Today I emailed my copyeditor the index of REST.

The main body of the book is now completely done, and it can go off to the presses. The version you can preorder is the version that my copyeditor now has.

A couple weeks ago I received the page proofs for the book. (This is why blogging all but stopped.) For those who haven’t been through the process, the page proofs are the next-to-last stage in the publishing process. The manuscript has been revised, it’s been laid out with the final margins, font, etc.; it LOOKS like a book, and reads differently.

Morning edits

At this point your job as an author is to make tiny changes, because the indexer is already reading the book, and it now costs time and money to make changes that materially affect the flow of the book. So if you delete a sentence, you need to write another sentence of the same length, or add a couple words and a paragraph break, or engage in some other kind of trickery to keep changes from flowing across pages.

However, if you’ve done your job and followed your editor’s instructions, at this point you might see the odd typo. More likely, you’ll see that you didn’t realize you’d used a word repeatedly: I found three uses of “overlooked” in three pages, for example, and I tend to start paragraphs with the words “So” and “In other words.” Very occasionally, you’ll see a way to say something better. I rewrote a couple sentences of the introduction that I think materially improve the book. But I had to be careful to cut other lines, and not create overflow problems.

Sending back the page proofs!

After I finished the main text, I went through the bibliography, which was 50 pages long, and made some cuts, though there wasn’t actually THAT much fat to cut.

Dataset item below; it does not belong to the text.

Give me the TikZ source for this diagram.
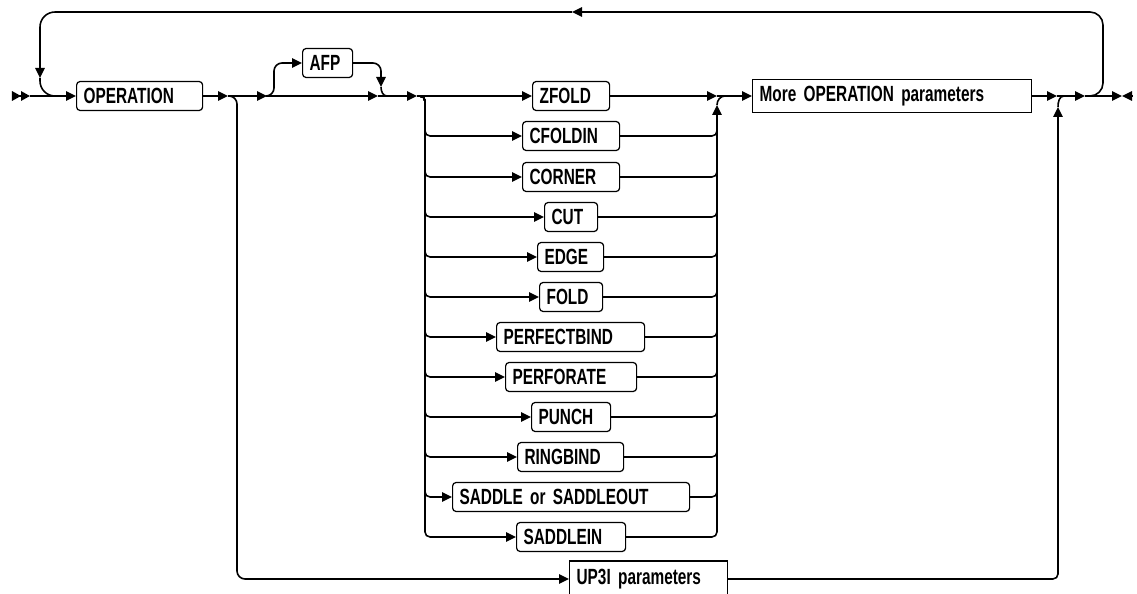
\documentclass[tikz,border=0pt]{standalone}
\usepackage{fontspec}
\newfontfamily\railfont{Liberation Sans}[FakeStretch=0.7]
\usetikzlibrary{arrows.meta, positioning, calc}
\tikzset{
  kwbox/.style={
    draw=black, line width=0.7pt,
    rectangle, rounded corners=2pt,
    anchor=west, minimum height=5.8mm,
    inner xsep=1.4mm, inner ysep=0pt,
    align=left, font=\railfont\bfseries\fontsize{12.5}{14}\selectfont
  },
  parmbox/.style={
    kwbox, rounded corners=0pt, minimum height=6.6mm
  },
  rail/.style={
    line width=0.9pt, line join=round
  },
  railtip/.style={
    -{Triangle[length=2mm,width=1.9mm]}
  }
}
\begin{document}
\begin{tikzpicture}[x=0.2mm, y=-0.2mm]
    \useasboundingbox (0,0) rectangle (1137,594);
    \clip (0,0) rectangle (1137,594);
    % keyword boxes
    \node[kwbox, text width=22.4mm] (op) at (76,96) {OPERATION};
    \node[kwbox, text width=7.2mm] (afp) at (302,63) {AFP};
    \node[kwbox, text width=12.6mm] (zfold) at (532,96) {ZFOLD};
    \node[kwbox, text width=16.6mm] (cfoldin) at (522,136) {CFOLDIN};
    \node[kwbox, text width=16.6mm] (corner) at (522,177) {CORNER};
    \node[kwbox, text width=7.8mm] (cut) at (544,217) {CUT};
    \node[kwbox, text width=10.4mm] (edge) at (537,257) {EDGE};
    \node[kwbox, text width=9.8mm] (fold) at (539,297) {FOLD};
    \node[kwbox, text width=26.8mm] (perfectbind) at (496,337) {PERFECTBIND};
    \node[kwbox, text width=23.4mm] (perforate) at (505,377) {PERFORATE};
    \node[kwbox, text width=13mm] (punch) at (531,417) {PUNCH};
    \node[kwbox, text width=18.4mm] (ringbind) at (517,457) {RINGBIND};
    \node[kwbox, text width=44.6mm] (saddle) at (452,497) {SADDLE or SADDLEOUT};
    \node[kwbox, text width=19mm] (saddlein) at (516,537) {SADDLEIN};
    \node[parmbox, text width=53mm] (more) at (752,96) {More OPERATION parameters};
    \node[parmbox, text width=28.8mm, minimum height=7.2mm] (up3i) at (569,579) {UP3I parameters};
    % junction points
    \coordinate (st) at (12,96);
    \coordinate (dbl) at (30,96);
    \coordinate (a1) at (228,96);
    \coordinate (v1) at (237,96);
    \coordinate (a2) at (267,96);
    \coordinate (afpv) at (274,96);
    \coordinate (a3) at (378,96);
    \coordinate (afpdn) at (381,87);
    \coordinate (afpjoin) at (387,96);
    \coordinate (lin) at (417,96);
    \coordinate (lv) at (425,96);
    \coordinate (a4) at (717,96);
    \coordinate (rv) at (717,118);
    \coordinate (rtip) at (717,105);
    \coordinate (rjoin) at (725,96);
    \coordinate (a5) at (1057,96);
    \coordinate (utip) at (1058,107);
    \coordinate (ujoin) at (1064,96);
    \coordinate (a6) at (1085,96);
    \coordinate (fin) at (1122,96);
    \coordinate (fin2) at (1132,96);
    \coordinate (lptop) at (1103,12);
    \coordinate (lpmid) at (572,12);
    \coordinate (lpdn) at (40,78);
    \coordinate (lpjoin) at (62,96);
    % main line
    \draw[rail, -{Triangle[length=1.8mm,width=1.9mm,sep=0pt]Triangle[length=1.8mm,width=1.9mm]}] (st) -- (dbl);
    \draw[rail, railtip] (dbl) -- (op.west);
    \draw[rail, railtip] (op.east) -- (a1);
    \draw[rail, railtip] (a1) -- (a2);
    \draw[rail, railtip] (a2) -- (a3);
    \draw[rail, railtip] (a3) -- (lin);
    \draw[rail, railtip] (lin) -- (zfold.west);
    \draw[rail, railtip] (zfold.east) -- (a4);
    \draw[rail, railtip] (a4) -- (more.west);
    \draw[rail, railtip] (more.east) -- (a5);
    \draw[rail, railtip] (a5) -- (a6);
    \draw[rail, railtip] (a6) -- (fin);
    \draw[rail, railtip] (fin2) -- (fin);
    % repeat loop
    \draw[rail, railtip, rounded corners=2.6mm] (a6) -| (lptop) -- (lpmid);
    \draw[rail, railtip, rounded corners=3mm] (lpmid) -| (lpdn);
    \draw[rail, rounded corners=3mm] (lpdn) |- (lpjoin);
    % optional AFP
    \draw[rail, railtip, rounded corners=1.6mm] (a2) -| (afp.west -| afpv) -- (afp.west);
    \draw[rail, railtip, rounded corners=1.6mm] (afp.east) -| (afpdn);
    \draw[rail] (afpdn) to[out=-90, in=180] (afpjoin);
    % choice stack, left side
    \draw[rail, railtip, rounded corners=1mm] (lin) -| (cfoldin.west -| lv) -- (cfoldin.west);
    \draw[rail, railtip, rounded corners=1mm] (lin) -| (corner.west -| lv) -- (corner.west);
    \draw[rail, railtip, rounded corners=1mm] (lin) -| (cut.west -| lv) -- (cut.west);
    \draw[rail, railtip, rounded corners=1mm] (lin) -| (edge.west -| lv) -- (edge.west);
    \draw[rail, railtip, rounded corners=1mm] (lin) -| (fold.west -| lv) -- (fold.west);
    \draw[rail, railtip, rounded corners=1mm] (lin) -| (perfectbind.west -| lv) -- (perfectbind.west);
    \draw[rail, railtip, rounded corners=1mm] (lin) -| (perforate.west -| lv) -- (perforate.west);
    \draw[rail, railtip, rounded corners=1mm] (lin) -| (punch.west -| lv) -- (punch.west);
    \draw[rail, railtip, rounded corners=1mm] (lin) -| (ringbind.west -| lv) -- (ringbind.west);
    \draw[rail, railtip, rounded corners=1mm] (lin) -| (saddle.west -| lv) -- (saddle.west);
    \draw[rail, railtip, rounded corners=1mm] (lin) -| (saddlein.west -| lv) -- (saddlein.west);
    % choice stack, right side
    \draw[rail, rounded corners=1mm] (cfoldin.east) -| (rv);
    \draw[rail, rounded corners=1mm] (corner.east) -| (rv);
    \draw[rail, rounded corners=1mm] (cut.east) -| (rv);
    \draw[rail, rounded corners=1mm] (edge.east) -| (rv);
    \draw[rail, rounded corners=1mm] (fold.east) -| (rv);
    \draw[rail, rounded corners=1mm] (perfectbind.east) -| (rv);
    \draw[rail, rounded corners=1mm] (perforate.east) -| (rv);
    \draw[rail, rounded corners=1mm] (punch.east) -| (rv);
    \draw[rail, rounded corners=1mm] (ringbind.east) -| (rv);
    \draw[rail, rounded corners=1mm] (saddle.east) -| (rv);
    \draw[rail, railtip, rounded corners=1mm] (saddlein.east) -| (rtip);
    \draw[rail] (rtip) to[out=90, in=180] (rjoin);
    % UP3I branch
    \draw[rail, railtip, rounded corners=1.6mm] (a1) -| (up3i.west -| v1) -- (up3i.west);
    \draw[rail, railtip, rounded corners=1mm] (up3i.east) -| (utip);
    \draw[rail] (utip) to[out=90, in=180] (ujoin);
\end{tikzpicture}
\end{document}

Finally, it was time to send it back. I went to my local copy store, and made a copy of the whole manuscript. This is a step that doesn’t change— I did this with my first book fifteen years ago, and with my dissertation twenty-five years ago!

Making a copy of the page proofs, just in case!

Finally, I was time to put it in the envelope, and send it back to the copyeditor.

Sending back the page proofs!

So now we’re into final assembly, and dealing more with the book as commodity than content. A couple weeks ago we asked some people to read it and give us blurbs, and those are now just starting to come in (the initial feedback is very good, but of course these are hand-picked people who are essentially being asked to say nice things, so take that with a grain of salt).

I’m beginning to have some contact from foreign publishers who’ve bought translations to REST: we’ve already sold German, Japanese, Dutch, Portuguese, Korean, and Chinese (and maybe Spanish?), and while I wasn’t very involved in the translations of DISTRACTION ADDICTION, I’d prefer to lend more help to the cause this time.

And then there are plans for long-lead magazine pieces, book excerpts, lists of journalists and producers to send promotional copies to, ebook ideas, and so on. Promoting and supporting a book is work. With my last book, I thought that books just kind of survive and thrive on their own, and my work was done. But a published book isn’t an adult, ready to leave the nest and make its own way; it’s a toddler, and still needs lots of help.

Plus I have the feeling that as good as this book is, there’s still plenty more to be said about the subject of deliberate rest, and how companies and schools and individuals can apply it. That’s not to say that the book is inadequate or incomplete; it is to say that the world is a big place, rest is a big subject, and no single book could do it justice.